◆ Task directions
In the listing below, find every line containing "this" and copy it out.

◆ Working data
▽

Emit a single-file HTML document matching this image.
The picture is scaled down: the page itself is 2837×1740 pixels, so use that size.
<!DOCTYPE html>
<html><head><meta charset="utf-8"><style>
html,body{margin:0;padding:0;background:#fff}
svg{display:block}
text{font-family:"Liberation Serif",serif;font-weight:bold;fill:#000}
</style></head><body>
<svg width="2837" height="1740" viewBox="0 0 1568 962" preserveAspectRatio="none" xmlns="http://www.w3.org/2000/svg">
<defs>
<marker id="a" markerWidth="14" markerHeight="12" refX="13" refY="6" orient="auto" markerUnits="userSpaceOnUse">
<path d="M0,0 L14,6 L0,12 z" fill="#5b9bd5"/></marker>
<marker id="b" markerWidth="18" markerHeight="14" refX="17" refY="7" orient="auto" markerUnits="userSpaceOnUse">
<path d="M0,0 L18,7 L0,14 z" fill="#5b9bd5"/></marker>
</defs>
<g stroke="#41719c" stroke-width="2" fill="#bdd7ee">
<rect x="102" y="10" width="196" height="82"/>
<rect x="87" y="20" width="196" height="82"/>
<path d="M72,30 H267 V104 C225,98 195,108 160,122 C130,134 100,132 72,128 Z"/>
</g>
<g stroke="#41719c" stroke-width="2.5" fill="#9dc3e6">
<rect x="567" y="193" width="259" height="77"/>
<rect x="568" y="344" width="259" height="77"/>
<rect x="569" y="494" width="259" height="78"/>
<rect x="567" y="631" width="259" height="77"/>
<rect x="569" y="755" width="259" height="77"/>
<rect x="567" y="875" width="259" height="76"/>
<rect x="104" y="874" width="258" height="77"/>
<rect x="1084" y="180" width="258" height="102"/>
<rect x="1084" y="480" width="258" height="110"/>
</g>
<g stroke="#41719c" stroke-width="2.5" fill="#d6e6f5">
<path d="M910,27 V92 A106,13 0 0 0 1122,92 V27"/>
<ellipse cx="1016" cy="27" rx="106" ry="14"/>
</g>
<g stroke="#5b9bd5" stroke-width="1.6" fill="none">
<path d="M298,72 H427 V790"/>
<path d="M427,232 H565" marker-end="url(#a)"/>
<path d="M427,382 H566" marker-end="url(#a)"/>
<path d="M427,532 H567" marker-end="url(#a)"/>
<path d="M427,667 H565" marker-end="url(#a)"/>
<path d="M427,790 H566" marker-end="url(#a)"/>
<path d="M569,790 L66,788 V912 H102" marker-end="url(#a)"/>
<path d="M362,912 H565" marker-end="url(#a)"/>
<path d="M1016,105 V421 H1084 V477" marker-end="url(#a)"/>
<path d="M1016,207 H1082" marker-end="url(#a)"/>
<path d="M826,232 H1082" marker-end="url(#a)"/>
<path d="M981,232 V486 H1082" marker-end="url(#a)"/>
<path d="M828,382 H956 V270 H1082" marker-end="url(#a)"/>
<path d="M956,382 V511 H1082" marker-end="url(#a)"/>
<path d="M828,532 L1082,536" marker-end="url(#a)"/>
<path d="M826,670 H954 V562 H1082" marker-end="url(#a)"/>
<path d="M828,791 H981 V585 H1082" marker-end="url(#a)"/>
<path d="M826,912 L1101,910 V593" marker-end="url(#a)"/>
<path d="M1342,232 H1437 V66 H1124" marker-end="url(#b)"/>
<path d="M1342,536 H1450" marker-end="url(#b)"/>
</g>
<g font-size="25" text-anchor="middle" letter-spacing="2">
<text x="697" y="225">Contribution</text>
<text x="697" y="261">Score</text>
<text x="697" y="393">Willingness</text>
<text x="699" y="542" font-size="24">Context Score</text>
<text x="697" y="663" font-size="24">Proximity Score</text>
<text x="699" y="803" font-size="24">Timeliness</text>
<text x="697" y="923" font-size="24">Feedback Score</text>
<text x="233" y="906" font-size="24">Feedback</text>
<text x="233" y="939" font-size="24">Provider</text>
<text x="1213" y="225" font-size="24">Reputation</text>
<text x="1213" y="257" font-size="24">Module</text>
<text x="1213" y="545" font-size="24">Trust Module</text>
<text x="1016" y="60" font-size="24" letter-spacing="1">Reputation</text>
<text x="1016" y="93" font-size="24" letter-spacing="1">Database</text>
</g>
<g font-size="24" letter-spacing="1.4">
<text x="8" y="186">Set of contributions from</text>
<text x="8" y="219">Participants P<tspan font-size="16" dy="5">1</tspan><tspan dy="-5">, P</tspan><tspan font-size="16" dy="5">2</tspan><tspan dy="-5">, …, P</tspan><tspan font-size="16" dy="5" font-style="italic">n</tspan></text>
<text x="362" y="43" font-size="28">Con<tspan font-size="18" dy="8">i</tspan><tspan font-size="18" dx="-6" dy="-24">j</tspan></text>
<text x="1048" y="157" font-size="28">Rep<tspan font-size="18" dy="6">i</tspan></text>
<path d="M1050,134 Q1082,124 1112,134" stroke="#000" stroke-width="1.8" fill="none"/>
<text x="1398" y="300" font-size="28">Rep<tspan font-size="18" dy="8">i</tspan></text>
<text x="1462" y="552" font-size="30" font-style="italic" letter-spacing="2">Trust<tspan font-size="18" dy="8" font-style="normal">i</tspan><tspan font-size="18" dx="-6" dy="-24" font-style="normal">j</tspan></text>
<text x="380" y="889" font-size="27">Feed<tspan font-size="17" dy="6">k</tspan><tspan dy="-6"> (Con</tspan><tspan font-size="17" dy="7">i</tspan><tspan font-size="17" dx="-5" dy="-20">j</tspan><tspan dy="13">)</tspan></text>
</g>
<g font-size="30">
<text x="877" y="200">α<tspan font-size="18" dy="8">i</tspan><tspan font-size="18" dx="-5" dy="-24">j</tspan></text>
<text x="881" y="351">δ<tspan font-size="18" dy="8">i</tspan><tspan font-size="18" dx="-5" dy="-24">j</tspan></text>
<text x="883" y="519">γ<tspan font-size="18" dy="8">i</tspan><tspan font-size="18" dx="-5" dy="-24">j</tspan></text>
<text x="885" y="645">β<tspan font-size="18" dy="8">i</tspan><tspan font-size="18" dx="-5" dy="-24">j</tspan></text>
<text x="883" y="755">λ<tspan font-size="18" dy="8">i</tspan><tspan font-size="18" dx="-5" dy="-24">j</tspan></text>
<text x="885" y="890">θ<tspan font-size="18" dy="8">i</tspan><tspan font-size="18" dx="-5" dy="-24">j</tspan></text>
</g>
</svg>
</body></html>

△
▽

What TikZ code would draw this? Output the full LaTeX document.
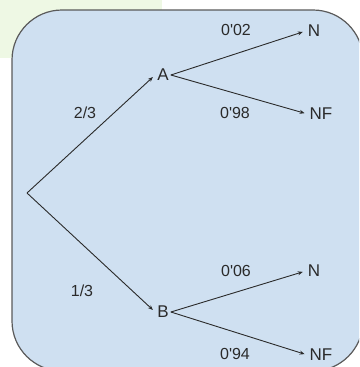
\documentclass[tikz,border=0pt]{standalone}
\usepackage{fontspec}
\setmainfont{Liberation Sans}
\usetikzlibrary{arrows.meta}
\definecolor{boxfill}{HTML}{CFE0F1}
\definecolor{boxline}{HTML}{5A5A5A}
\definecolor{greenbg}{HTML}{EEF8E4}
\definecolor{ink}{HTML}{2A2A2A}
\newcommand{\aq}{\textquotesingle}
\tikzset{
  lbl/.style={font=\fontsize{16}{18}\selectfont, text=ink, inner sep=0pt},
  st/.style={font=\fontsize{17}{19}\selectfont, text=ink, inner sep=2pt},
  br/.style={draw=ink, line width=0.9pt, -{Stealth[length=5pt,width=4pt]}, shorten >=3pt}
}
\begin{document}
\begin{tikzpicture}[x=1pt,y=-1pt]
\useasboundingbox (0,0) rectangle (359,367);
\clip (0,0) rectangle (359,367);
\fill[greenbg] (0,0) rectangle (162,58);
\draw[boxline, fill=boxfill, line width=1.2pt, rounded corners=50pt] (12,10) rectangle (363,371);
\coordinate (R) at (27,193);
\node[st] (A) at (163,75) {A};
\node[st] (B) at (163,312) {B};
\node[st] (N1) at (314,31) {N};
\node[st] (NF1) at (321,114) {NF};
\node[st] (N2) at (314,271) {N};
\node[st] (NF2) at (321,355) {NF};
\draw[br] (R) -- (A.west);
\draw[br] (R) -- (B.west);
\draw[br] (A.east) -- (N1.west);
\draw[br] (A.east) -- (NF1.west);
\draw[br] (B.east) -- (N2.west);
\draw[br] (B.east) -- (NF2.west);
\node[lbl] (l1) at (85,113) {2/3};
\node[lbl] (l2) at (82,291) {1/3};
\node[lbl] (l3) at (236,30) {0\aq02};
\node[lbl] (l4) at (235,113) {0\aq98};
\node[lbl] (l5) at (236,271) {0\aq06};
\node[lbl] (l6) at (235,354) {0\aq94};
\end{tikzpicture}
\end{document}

△

◆ Task solution
Emit a single-file HTML document matching this image.
What TikZ code would draw this? Output the full LaTeX document.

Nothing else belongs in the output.